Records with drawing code
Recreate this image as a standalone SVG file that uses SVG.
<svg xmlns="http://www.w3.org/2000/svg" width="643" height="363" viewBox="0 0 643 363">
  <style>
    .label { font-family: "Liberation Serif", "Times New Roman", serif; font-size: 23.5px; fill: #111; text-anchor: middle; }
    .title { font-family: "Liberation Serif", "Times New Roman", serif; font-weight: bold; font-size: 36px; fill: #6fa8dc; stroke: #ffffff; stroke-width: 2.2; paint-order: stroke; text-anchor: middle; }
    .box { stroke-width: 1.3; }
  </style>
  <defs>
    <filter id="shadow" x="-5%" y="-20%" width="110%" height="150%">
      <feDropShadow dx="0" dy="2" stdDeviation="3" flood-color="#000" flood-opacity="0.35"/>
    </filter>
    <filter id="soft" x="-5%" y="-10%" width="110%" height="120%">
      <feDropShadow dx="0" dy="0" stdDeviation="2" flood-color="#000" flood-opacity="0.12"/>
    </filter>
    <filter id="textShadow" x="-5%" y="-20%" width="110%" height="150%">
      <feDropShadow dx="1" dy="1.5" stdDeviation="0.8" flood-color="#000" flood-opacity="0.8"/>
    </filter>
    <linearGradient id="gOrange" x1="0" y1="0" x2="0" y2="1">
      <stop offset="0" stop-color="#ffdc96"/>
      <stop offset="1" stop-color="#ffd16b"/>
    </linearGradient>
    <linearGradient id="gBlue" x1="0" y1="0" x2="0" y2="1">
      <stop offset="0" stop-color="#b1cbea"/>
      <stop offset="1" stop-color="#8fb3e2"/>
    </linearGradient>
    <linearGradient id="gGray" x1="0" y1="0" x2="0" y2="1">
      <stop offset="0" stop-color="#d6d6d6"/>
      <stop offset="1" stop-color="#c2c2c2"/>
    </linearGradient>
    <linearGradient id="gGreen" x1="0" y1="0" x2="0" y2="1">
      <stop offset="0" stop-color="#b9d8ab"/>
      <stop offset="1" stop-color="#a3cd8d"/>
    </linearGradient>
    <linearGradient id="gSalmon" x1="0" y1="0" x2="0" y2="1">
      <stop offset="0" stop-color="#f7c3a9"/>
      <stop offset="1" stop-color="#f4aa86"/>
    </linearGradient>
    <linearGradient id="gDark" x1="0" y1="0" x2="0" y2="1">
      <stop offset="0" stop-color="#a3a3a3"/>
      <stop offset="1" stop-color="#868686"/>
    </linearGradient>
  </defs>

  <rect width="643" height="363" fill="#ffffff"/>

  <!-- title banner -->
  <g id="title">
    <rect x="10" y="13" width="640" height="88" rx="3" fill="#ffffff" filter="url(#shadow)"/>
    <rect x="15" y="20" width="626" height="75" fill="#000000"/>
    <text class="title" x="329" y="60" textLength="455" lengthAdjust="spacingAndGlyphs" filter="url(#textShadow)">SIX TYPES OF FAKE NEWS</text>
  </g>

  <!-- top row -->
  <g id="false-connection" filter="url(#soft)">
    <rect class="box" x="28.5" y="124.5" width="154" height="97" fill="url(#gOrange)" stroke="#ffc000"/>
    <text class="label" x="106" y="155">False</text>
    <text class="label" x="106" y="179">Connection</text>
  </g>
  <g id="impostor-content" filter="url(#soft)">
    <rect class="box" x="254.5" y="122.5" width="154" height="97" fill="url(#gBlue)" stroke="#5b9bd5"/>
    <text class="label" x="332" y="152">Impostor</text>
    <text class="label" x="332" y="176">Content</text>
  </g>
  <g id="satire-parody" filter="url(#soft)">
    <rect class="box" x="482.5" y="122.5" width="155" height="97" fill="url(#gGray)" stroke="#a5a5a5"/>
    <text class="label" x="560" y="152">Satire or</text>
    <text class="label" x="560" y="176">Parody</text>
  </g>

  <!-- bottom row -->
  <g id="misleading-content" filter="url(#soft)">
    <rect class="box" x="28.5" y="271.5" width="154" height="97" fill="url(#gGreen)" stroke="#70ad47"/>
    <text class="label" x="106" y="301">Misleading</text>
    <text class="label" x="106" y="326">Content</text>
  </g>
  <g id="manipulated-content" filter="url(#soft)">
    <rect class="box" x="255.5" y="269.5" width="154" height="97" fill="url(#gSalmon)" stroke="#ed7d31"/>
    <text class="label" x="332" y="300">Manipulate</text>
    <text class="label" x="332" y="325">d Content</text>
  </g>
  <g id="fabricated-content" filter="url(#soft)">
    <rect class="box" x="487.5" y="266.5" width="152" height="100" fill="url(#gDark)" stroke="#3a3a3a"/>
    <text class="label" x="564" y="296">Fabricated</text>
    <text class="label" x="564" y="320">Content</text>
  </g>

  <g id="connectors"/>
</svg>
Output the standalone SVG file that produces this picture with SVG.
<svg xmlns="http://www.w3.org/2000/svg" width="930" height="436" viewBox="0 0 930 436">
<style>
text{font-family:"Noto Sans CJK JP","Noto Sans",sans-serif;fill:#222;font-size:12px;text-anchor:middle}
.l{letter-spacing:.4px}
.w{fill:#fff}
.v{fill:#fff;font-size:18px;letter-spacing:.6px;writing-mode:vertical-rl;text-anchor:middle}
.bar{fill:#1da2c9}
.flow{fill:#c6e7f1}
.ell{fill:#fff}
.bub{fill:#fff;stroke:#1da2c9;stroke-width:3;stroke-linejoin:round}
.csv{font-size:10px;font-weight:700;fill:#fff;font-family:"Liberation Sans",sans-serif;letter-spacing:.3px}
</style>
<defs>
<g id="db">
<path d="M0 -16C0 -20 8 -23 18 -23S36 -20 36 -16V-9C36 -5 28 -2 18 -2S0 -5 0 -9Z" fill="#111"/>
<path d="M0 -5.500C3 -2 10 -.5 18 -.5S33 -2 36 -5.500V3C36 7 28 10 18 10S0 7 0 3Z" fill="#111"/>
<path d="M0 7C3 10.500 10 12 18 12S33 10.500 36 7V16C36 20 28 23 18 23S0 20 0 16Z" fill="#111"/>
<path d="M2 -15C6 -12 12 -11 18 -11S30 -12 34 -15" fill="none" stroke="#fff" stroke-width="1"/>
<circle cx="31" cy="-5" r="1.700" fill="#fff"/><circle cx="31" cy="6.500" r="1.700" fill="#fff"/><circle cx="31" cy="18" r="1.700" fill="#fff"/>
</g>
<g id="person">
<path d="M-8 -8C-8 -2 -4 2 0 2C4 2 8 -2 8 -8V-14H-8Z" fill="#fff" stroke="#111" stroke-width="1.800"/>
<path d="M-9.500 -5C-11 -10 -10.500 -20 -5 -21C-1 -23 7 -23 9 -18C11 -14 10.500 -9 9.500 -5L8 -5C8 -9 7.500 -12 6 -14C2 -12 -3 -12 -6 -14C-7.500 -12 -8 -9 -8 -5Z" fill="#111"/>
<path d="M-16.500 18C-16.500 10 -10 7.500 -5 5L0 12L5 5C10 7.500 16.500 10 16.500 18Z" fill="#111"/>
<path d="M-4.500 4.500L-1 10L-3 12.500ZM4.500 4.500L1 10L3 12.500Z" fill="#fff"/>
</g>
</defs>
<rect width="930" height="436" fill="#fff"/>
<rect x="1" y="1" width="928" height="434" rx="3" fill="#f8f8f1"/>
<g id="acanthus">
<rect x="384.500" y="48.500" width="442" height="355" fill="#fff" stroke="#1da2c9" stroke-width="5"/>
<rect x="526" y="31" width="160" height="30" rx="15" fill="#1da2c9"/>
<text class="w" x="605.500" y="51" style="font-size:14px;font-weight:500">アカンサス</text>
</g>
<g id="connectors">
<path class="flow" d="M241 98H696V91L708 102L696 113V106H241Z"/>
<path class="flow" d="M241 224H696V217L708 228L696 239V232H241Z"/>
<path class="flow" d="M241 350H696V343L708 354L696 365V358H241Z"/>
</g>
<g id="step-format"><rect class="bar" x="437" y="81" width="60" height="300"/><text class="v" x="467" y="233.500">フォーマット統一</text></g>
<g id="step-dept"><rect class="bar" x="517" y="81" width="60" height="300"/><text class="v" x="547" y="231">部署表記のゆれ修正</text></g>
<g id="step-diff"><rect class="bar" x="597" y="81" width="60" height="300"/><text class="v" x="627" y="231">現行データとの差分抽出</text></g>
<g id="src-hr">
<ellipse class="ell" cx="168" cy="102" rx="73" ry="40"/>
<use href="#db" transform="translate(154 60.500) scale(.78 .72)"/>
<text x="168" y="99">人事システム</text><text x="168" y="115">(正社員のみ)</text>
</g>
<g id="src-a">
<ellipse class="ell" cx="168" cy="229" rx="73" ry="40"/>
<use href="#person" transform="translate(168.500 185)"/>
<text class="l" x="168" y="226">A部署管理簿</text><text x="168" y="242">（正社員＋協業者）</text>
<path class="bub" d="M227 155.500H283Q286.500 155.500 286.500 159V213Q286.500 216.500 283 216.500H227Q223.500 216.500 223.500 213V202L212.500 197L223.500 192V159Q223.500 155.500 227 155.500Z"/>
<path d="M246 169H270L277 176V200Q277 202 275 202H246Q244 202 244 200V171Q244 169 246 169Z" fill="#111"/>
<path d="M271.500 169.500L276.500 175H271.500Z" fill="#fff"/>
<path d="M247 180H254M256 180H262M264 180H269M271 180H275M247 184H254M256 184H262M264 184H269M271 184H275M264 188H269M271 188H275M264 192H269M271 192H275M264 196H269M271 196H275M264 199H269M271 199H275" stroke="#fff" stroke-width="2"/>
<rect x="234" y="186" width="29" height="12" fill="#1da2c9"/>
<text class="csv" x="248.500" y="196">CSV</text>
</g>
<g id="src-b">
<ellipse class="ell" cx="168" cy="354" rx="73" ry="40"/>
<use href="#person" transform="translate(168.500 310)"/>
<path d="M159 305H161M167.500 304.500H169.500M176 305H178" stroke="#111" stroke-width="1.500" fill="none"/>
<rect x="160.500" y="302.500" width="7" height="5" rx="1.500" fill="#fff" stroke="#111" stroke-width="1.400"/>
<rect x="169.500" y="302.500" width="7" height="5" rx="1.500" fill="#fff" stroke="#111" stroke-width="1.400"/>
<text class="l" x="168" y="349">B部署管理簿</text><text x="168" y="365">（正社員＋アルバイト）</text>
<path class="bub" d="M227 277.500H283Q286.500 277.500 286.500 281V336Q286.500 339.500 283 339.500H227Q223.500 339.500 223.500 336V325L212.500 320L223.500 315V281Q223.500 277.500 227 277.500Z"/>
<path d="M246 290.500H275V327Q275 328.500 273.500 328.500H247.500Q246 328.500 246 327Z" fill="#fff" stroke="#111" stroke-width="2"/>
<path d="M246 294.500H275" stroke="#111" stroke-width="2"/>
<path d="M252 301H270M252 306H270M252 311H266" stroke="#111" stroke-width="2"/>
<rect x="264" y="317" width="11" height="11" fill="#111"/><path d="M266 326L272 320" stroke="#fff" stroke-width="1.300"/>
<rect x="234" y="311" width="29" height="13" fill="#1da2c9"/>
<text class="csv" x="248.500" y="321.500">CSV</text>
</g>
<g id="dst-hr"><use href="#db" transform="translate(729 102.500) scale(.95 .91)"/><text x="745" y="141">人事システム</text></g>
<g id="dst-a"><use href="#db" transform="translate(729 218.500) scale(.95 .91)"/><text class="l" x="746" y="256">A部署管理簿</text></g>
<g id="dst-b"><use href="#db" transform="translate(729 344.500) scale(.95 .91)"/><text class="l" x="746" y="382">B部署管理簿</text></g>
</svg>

Task to carry out.
Filter the records above for "that" and copy every matching line.

Result below.
Recreate this image as a standalone SVG file that uses SVG.
Output the standalone SVG file that produces this picture with SVG.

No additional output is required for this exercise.